Jazzie pulls out some custom-made mash-up of Soul II Soul's Fairplay (his mantra for the night, in a way) over a James Brown backing before hitting a home run with a Cutty Ranks special of his timeless classic Back To Life. Unfortunately it's truncated down to just a few bars for time, but it still does the job, reminding listeners who exactly it is standing behind the decks. Trojan Sound System stick to their guns as well: solid selection of reggae cuts. Solid interaction (given the fact that they've probably never played in this constellation before). Solid overall presentation. Culture, lots. But clearly no clash.
The clash is happening somewhere else. It's between Digital Mystikz and Metalheadz, and when Mala kicks off his last set, there are few crowd members who haven't chosen their side. It's all gun fingers, rag-waving, ear plugs, and bass in around 1,800 people's faces during these 15 minutes, with hits pon top of hits blaring out of DIRT's intimidating system, from Anti-War Dub (turned into a soundbwoy death song by Pokes) to Coki's Mavado refix. The vibe is super-intense, and it's on Metalheadz to strike back now: keeping up the insane energy level but mysteriously skipping almost all of the classics from their tremendous catalogue. Yes yes, Alex Reece. But, no disrespect, what's Pulp Fiction if you could play Inner City Life as a last tune, easily bring out Skream for an In For The Kill VIP, or reunite Fabio and the Rider for some proper Rage tribute? Close, but no cigar.
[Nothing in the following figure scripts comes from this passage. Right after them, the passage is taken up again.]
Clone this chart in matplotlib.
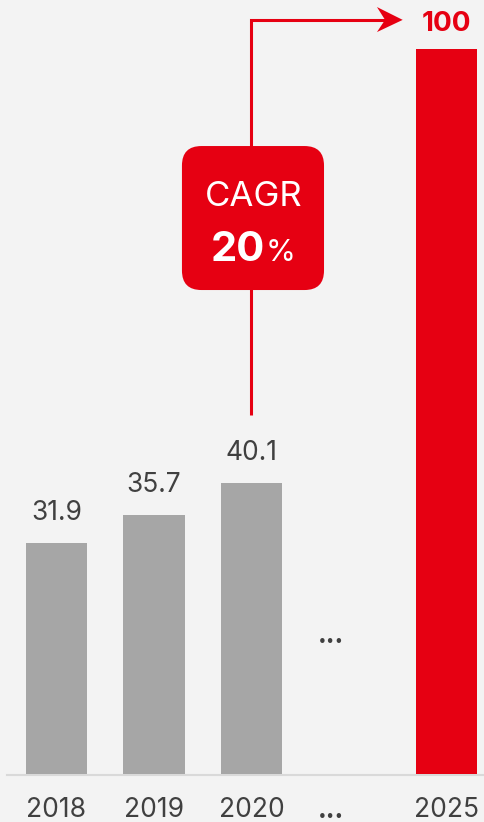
import numpy as np
import matplotlib
matplotlib.use('Agg')
import matplotlib.pyplot as plt
from matplotlib.patches import FancyBboxPatch, Polygon

# данные
years = ['2018', '2019', '2020', '2025']
values = [31.9, 35.7, 40.1, 100]
slots = [0, 1, 2, 4]
bar_colors = ['#a6a6a6', '#a6a6a6', '#a6a6a6', '#e60012']
label_colors = ['#404040', '#404040', '#404040', '#e60012']
cagr_text = 'CAGR'
cagr_value = '20'

RED = '#e60012'
BG = '#f3f3f3'
DARK = '#404040'

plt.rcParams['font.family'] = ['Inter', 'DejaVu Sans']

fig = plt.figure(figsize=(4.85, 8.22), dpi=100)
fig.patch.set_facecolor(BG)
ax = fig.add_axes([0, 0, 1, 1])
ax.set_facecolor(BG)
ax.set_xlim(-0.579, 4.395)
ax.set_ylim(-6.62, 106.69)
ax.set_axis_off()

# столбцы
ax.bar(slots, values, width=0.63, color=bar_colors, zorder=2)
ax.plot([-0.51, 4.395], [-0.1, -0.1], color='#d9d9d9', lw=1.5, zorder=1)

# подписи значений
for x, v, c in zip(slots, values, label_colors):
	if v == 100:
		ax.annotate('100', (x, v), xytext=(0, 12.5), textcoords='offset points',
					ha='center', va='baseline', fontsize=20, fontweight='bold', color=c)
	else:
		ax.annotate('%.1f' % v, (x, v), xytext=(0, 16.6), textcoords='offset points',
					ha='center', va='baseline', fontsize=19, color=c)

# подписи по оси x
for x, y in zip(slots, years):
	ax.text(x, -5.93, y, ha='center', va='baseline', fontsize=19, color=DARK)
ax.text(2.815, -6.0, '...', ha='center', va='baseline', fontsize=19,
		fontweight='bold', color=DARK)
ax.text(2.815, 18.0, '...', ha='center', va='baseline', fontsize=19,
		fontweight='bold', color=DARK)

# стрелка CAGR
ax.plot([2.0, 2.0, 3.40], [49.5, 103.95, 103.95], color=RED, lw=2.2,
		solid_joinstyle='miter', solid_capstyle='butt', zorder=3)
head = Polygon([[3.287, 105.72], [3.551, 103.95], [3.287, 102.27], [3.37, 103.95]],
			   closed=True, fc=RED, ec='none', zorder=3)
ax.add_patch(head)

# плашка
sx = 97.5 / 7.255
box = FancyBboxPatch((1.287, 66.71), 2.744 - 1.287, 86.56 - 66.71,
					 boxstyle='round,pad=0,rounding_size=0.2', mutation_aspect=sx,
					 fc=RED, ec='none', zorder=4)
ax.add_patch(box)
ax.text(2.02, 79.6, cagr_text, ha='center', va='center', fontsize=25,
		color='white', zorder=5)
ax.text(2.14, 70.7, cagr_value, ha='right', va='baseline', fontsize=30,
		fontweight='bold', color='white', zorder=5)
ax.text(2.145, 70.7, '%', ha='left', va='baseline', fontsize=22,
		color='white', zorder=5)

fig.savefig('out.png', dpi=100, facecolor=BG)
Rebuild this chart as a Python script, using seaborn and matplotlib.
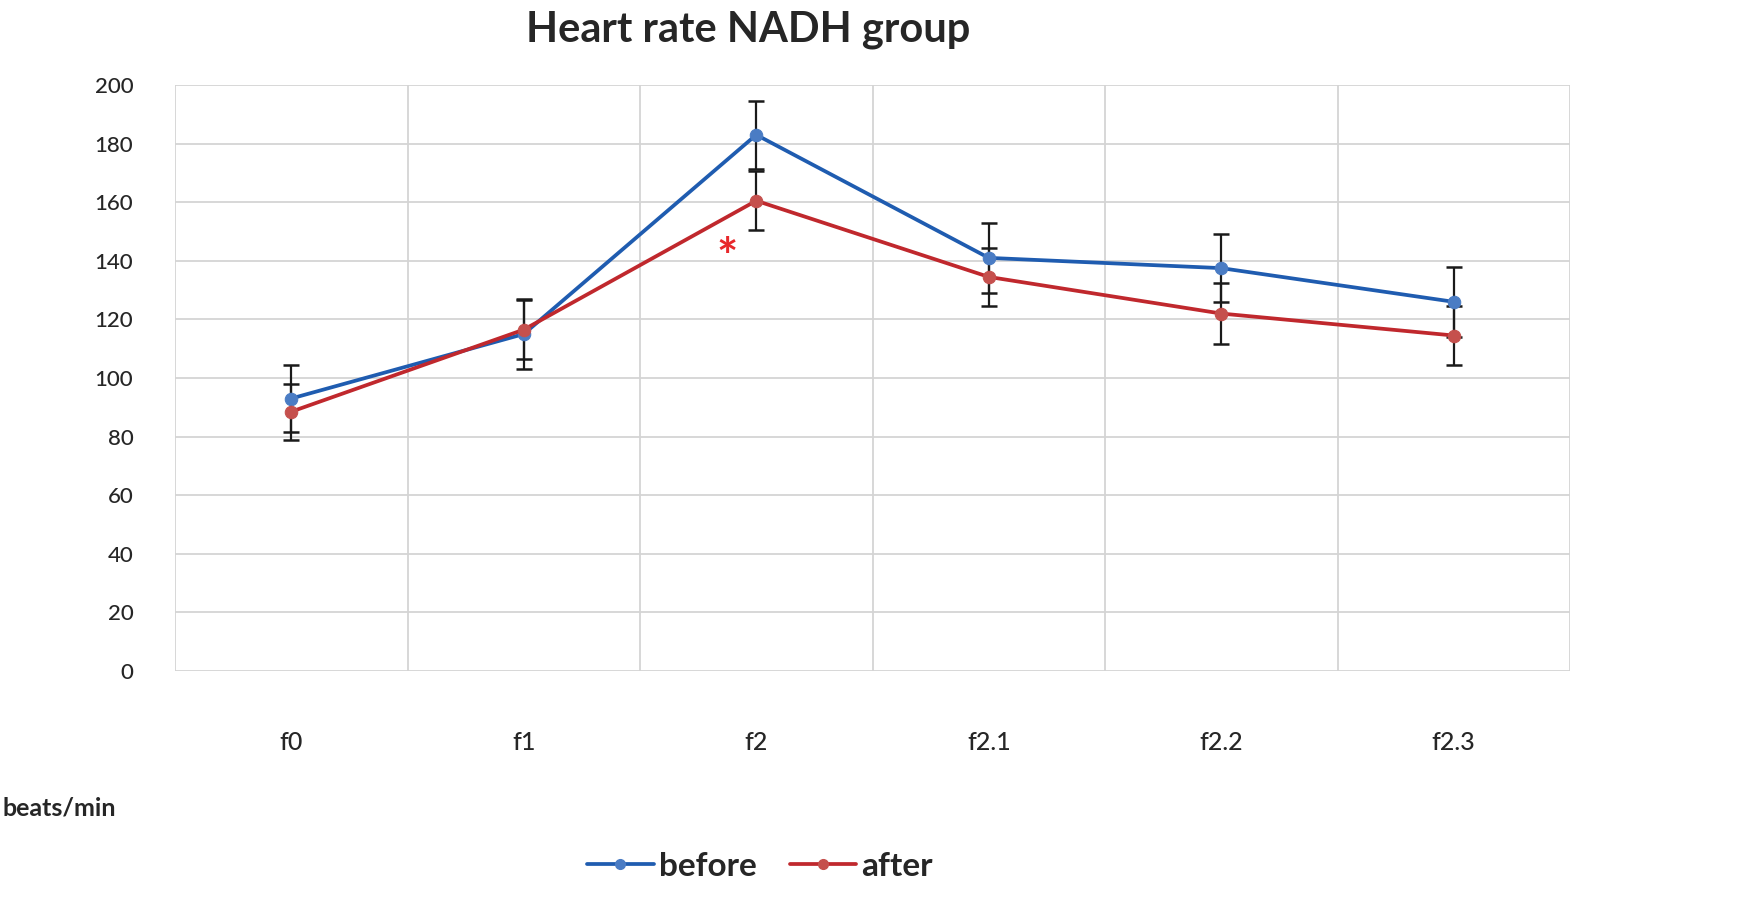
import matplotlib
matplotlib.use("Agg")
import matplotlib.pyplot as plt
import seaborn as sns
import pandas as pd
import numpy as np

categories = ["f0", "f1", "f2", "f2.1", "f2.2", "f2.3"]
before = [93, 115, 183, 141, 137.5, 126]
before_err = [11.5, 12, 11.5, 12, 11.5, 12]
after = [88.5, 116.5, 160.5, 134.5, 122, 114.5]
after_err = [9.5, 10, 10, 10, 10.5, 10]
series_names = ["before", "after"]
yticks = [0, 20, 40, 60, 80, 100, 120, 140, 160, 180, 200]
star_pos = (1.875, 140.5)

sns.set_theme(style="white")
plt.rcParams['font.family'] = ['Lato', 'DejaVu Sans']

df = pd.DataFrame({
    "cat": categories * 2,
    "x": list(range(len(categories))) * 2,
    "value": before + after,
    "series": [series_names[0]] * len(categories) + [series_names[1]] * len(categories),
})

fig = plt.figure(figsize=(17.55, 9), dpi=100)
ax = fig.add_axes([175/1755, 1 - 671/900, (1570-175)/1755, (671-85)/900])

line_colors = {"before": "#1f5cb0", "after": "#c0282d"}
marker_colors = {"before": "#4a7cc4", "after": "#c5504d"}

# error bars
xs = np.arange(len(categories))
ax.errorbar(xs, before, yerr=before_err, fmt='none', ecolor='#1a1a1a', elinewidth=1.6, capsize=5.5, capthick=1.8, zorder=2)
ax.errorbar(xs, after, yerr=after_err, fmt='none', ecolor='#1a1a1a', elinewidth=1.6, capsize=5.5, capthick=1.8, zorder=2)

sns.lineplot(data=df, x="x", y="value", hue="series", palette=line_colors,
             marker="o", markersize=9, linewidth=2.7, ax=ax, legend=False, zorder=3)
for line, name in zip(ax.get_lines()[-2:], series_names):
    line.set_markerfacecolor(marker_colors[name])
    line.set_markeredgecolor(marker_colors[name])

ax.set_xlim(-0.5, len(categories) - 0.5)
ax.set_ylim(0, 200)
ax.set_yticks(yticks)
ax.set_xticks(xs)
ax.set_xticklabels(categories)
ax.set_xticks(np.arange(-0.5, len(categories)), minor=True)
ax.grid(False)
ax.yaxis.grid(True, color="#d4d4d4", linewidth=1.3)
ax.xaxis.grid(True, which="minor", color="#d4d4d4", linewidth=1.3)
ax.set_axisbelow(True)
for s in ax.spines.values():
    s.set_visible(False)
ax.tick_params(axis="x", which="both", length=0, pad=43, labelsize=18)
ax.tick_params(axis="y", length=0, pad=30, labelsize=16)
for lbl in ax.get_xticklabels() + ax.get_yticklabels():
    lbl.set_fontweight("medium")
ax.set_xlabel("")
ax.set_ylabel("")

ax.text(star_pos[0], star_pos[1], "*", color="#e8282b", fontsize=36, fontweight="bold",
        ha="center", va="center")

fig.text(748/1755, 1 - 30/900, "Heart rate NADH group", ha="center", va="center",
         fontsize=30, fontweight="bold")
fig.text(2/1755, 1 - 808/900, "beats/min", ha="left", va="center", fontsize=18, fontweight="bold")

from matplotlib.lines import Line2D
handles = [Line2D([0], [0], color=line_colors[n], lw=2.7, marker="o", markersize=7,
                  markerfacecolor=marker_colors[n], markeredgecolor=marker_colors[n]) for n in series_names]
fig.legend(handles, series_names, loc="center", bbox_to_anchor=(760/1755, 1 - 866/900), ncol=2,
           frameon=False, prop={"size": 24, "weight": "bold"}, handlelength=2.0,
           handletextpad=0.15, columnspacing=1.0)

fig.savefig("out.png", dpi=100)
Who are we to judge though, it's on Don Letts to decide, and so he does. "Goldie, you have it." And he has it.
One could argue that Goldie could have had a closer look through his phonebook: playing the regular version of Fix Up, Look Sharp when you're one of the most powerful players in the business (and friends with Dizzee) is probably not a great look in a soundclash. One could also argue that none of the MCs could really keep up with Pokes fast-paced insults, as great as an MC e.g. Justyce might be when it comes to spitting out 16 bars on a d&b roller. And maybe one could argue that witnessing Digital Mystikz that night was an experience of sorts, physical, spiritual and plainly entertaining all at once.
But then again, one could also argue that that ball was not in, back in '66. And who would care really, unless he is a grumpy German who hasn't heard of this wonderful German word, Tatsachenentscheidung. And don't even start boring us with "the hand of god" again.